Concertante style continues to inspire him: ...un temps de silence... was premiered in Geneva in March 2007 by Emmanuel Pahud with the Orchestra of the Suisse Romande conducted by Heinz Holliger. Nachlese III, a double concerto pour clarinet, cello and orchestra was premiered in Cologne (commissioned by the WDR, Fall 2007). Orchestre of the Suisse Romande gave the premiere of Le Ciel, tout à l'heure encore si limpide, soudain se trouble horriblement (Marek Janowski, conductor) in 2009.

The Argento Chamber Ensemble 
is a virtuoso ensemble dedicated to innovative musical performance and discovery of daring artistic paths. Championing cutting-edge contemporary composers, as well as framing classical repertoire in new contexts, Argento inspires musical inquiry through education, mentorship, technology, and dialogue. The group’s international reputation has resulted from its strong history as a chamber ensemble, the technically demanding work it performs across the world, and its commitment to intellectually rigorous interpretation. Argento has long-term artistic relationships with leading composers including Pierre Boulez, Beat Furrer, Georg Friedrich Haas, Bernhard Lang, and Fabien Lévy, and has recorded the music of Tristan Murail, Georg Friedrich Haas, Philippe Hurel, Fred Lerdahl, Katerina Rosenberg, and Alexandre Lunsqui.

For more information about Argento, visit www.argentomusic.org

The New York Times praised composer/conductor Michel Galante for giving "tour de force" performances that are "dynamic and charged". He has led the Janáček Philharmonic, the Moscow Symphony Orchestra, the Manhattan Chamber Orchestra, the Collegium Musicum, the Ensemble Courage of Dresden, the Stony Brook Contemporary Chamber Players, TACTUS, the Desoff Choir, ICE (the International Contemporary Ensemble), and the Ensemble Modern. He directs the Argento Chamber Ensemble, one of the most important cutting-edge new music ensembles in the United States. He holds a doctorate in composition from Columbia University, where he studied composition and electronic music with Tristan Murail., and his composition awards include Fulbright, Hertz, and Mellon fellowships, and prizes from ASCAP and the Composer's Guild. His recent commissions include a ballet for the Kate Weare Dance Company, and chamber works for Ensemble Court-Circuit, the New York New Music Ensemble, and violinist Viviane Hagner, who recently premiered his work at the Berlin Konzerthaus and at Wigmore Hall in London. In 2013, his European engagements included conducting at the Salzburg Bienale and the premiere of Georg Friedrich Haas’s new opera “Thomas” at the Schwetzingen Festival, Germany. He has curated the Moving Sounds Festival with a team of distinguished artists and scholars since 2009, when he co-founded it with the Austrian Cultural Forum New York.

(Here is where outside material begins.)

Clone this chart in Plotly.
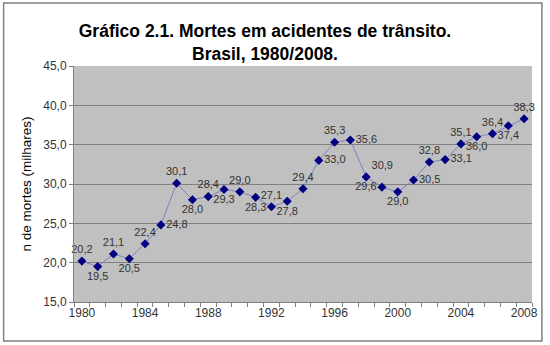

The musician, actress and opera director Pamela Hunter has produced numerous stagings of contemporary music theatre in collaboration with Nimrod Opera Zurich besides realising her own productions. With the Orchestra of St. Luke’s at the Metropolitan Museum of Art, Pamela Hunter narrated the early silent movies “Carmen”, “Nosferatu” and “Rosenkavalier” for Swiss Television. Her visualisations range from a Verdi Requiem in France to Morton Feldman‘s Neither in Czechia. She has earned a reputation for her performances and stagings in New York, Tel-Aviv, Rome and Naples, as well as Zagreb, Athens, Sao Paulo, London and Brussels. Her own original creations include a portrait of James Joyce (German and English) as well a ‘Performance’ composed of Otto Dix‘ pictures together Erich Kästner’s poems with which she appeared in Brussels, Dessau, Gera, Freiburg and Zurich as well as New York and impressed her audiences, also featured on the BBC TV Late Show filming in Berlin.   Her BBC Film of William Waltons Entertainment „Façade“ won 1st prize for „best performance“ at the International TV Festival in Banff, Canada and an Emmy Award„for outstanding achievement in performing arts“ in New York.